Another book read for for Kaggsysbookishramblings and LizzySiddal’s “Read Indies month“ and this one is independently published by the author, after his success with his Christmas and Silver Jubilee story collections at the end of last year. As a book featuring gay central characters and a setting in Manchester’s gay quarter (featuring the transgender memorial), it also fits in to LGBTQIA+ History Month. It was impossible to resist buying it in January this year and I enjoyed it tremendously.
Paul Magrs – “Hunky Dory”
(28 January 2021 with token from Ali)
Paul is known as a fantasy or magic realist novelist, but he’s published the odd non-magical book in his time and this is one of them. I always enjoyed the realist elements in his books and so thoroughly enjoyed this one. There’s only one peculiar interlude, which you could put down to the Italian sun!
We have Dodie and her rackety mum Elena as the central characters – Elena has been an alternative, brassy figure for years and Dodie is much more reticent and plain – but she does have an inner life and of course deserves her chance at happiness. The book opens with Dodie’s dad’s sudden death and in the year that’s covered by the book she must run the cafe he founded and try to rebuild her life. Elena seems to go on as normal after some months of decline, getting involved in community activism, her creative writing MA and a little light kidnapping and bondage, as you do.
Dodies’s horizons are expanded when she meets Ian, who’s asked to set up a book and comics stall in the cafe, and Oliver from the writing course, but she also meets a wonderful eccentric novelist, Emmy, at a fantasy convention who models the acceptable way to write one of the new kinds of sci fi and fantasy, which seems to have split into extreme violence on one side and peculiar cross-species sex on the other (this issue is interrogated by other characters in other places and gives an interesting depth to the book) and essentially she reinvents her own self and takes back the power in her relationships. Ian also has his horizons broadened but still manages to hold his own, rising to the occasion and maintaining the balance with his new boyfriend. There are some wincey scenes with Elena camping it up to draw in Dodie’s new gay friend and get him on her side, but Elena’s also a great character with her gin and her ability to calm down (or foment) a public gathering.

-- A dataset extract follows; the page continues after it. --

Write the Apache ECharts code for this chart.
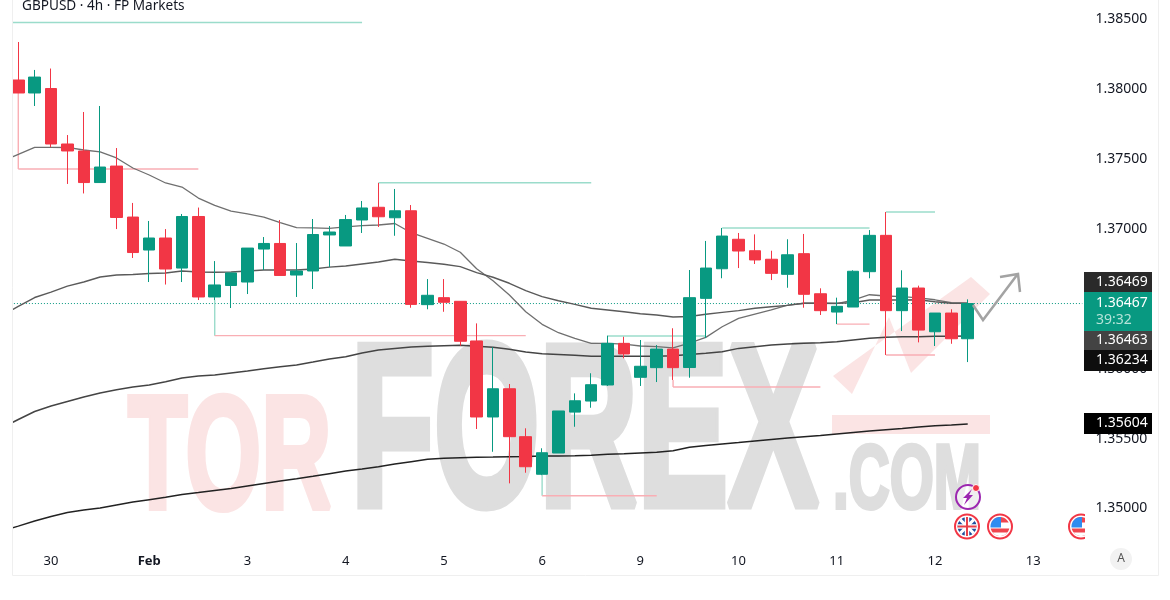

There’s a marvellous cast of side characters, no one perfect, some a little grubby around the edges, realistic, grey and a bit flabby here and there, from stroppy cafe worker Andrea to Ian’s ex Warren with his secret side and his knitting, a naughty professor and a cuddly academic. The world of creative writing classes and (genre) publishing is gently and expertly skewered – we know Oliver is thinking of going to the bad when he abandons his “silly” book (which sounds very like Magrs’ Mars Trilogy) to go all macho and violent in his novel.
Most of the book is set in Levenshulme, with excursions into the excitement of the Canal Steet gay quarter, and is an affectionate portrait f a suburb in transition. There are kidnaps and library closure vigils, cruises and cats (I’m glad to report all the cats in the book remain OK) in a long and satisfying novel of huge warmth in which most of the characters change and grow. There’s even a shout-out to Iris Murdoch! Only one thing would have made it more-than-perfect, and that would have been an encounter with a completely tattooed man when some characters went over to Newcastle, but you can’t have everything, right …?!
A great, fun read which I will re-read and which is a great addition to Paul’s marvellous and un-genre-definable oeuvre.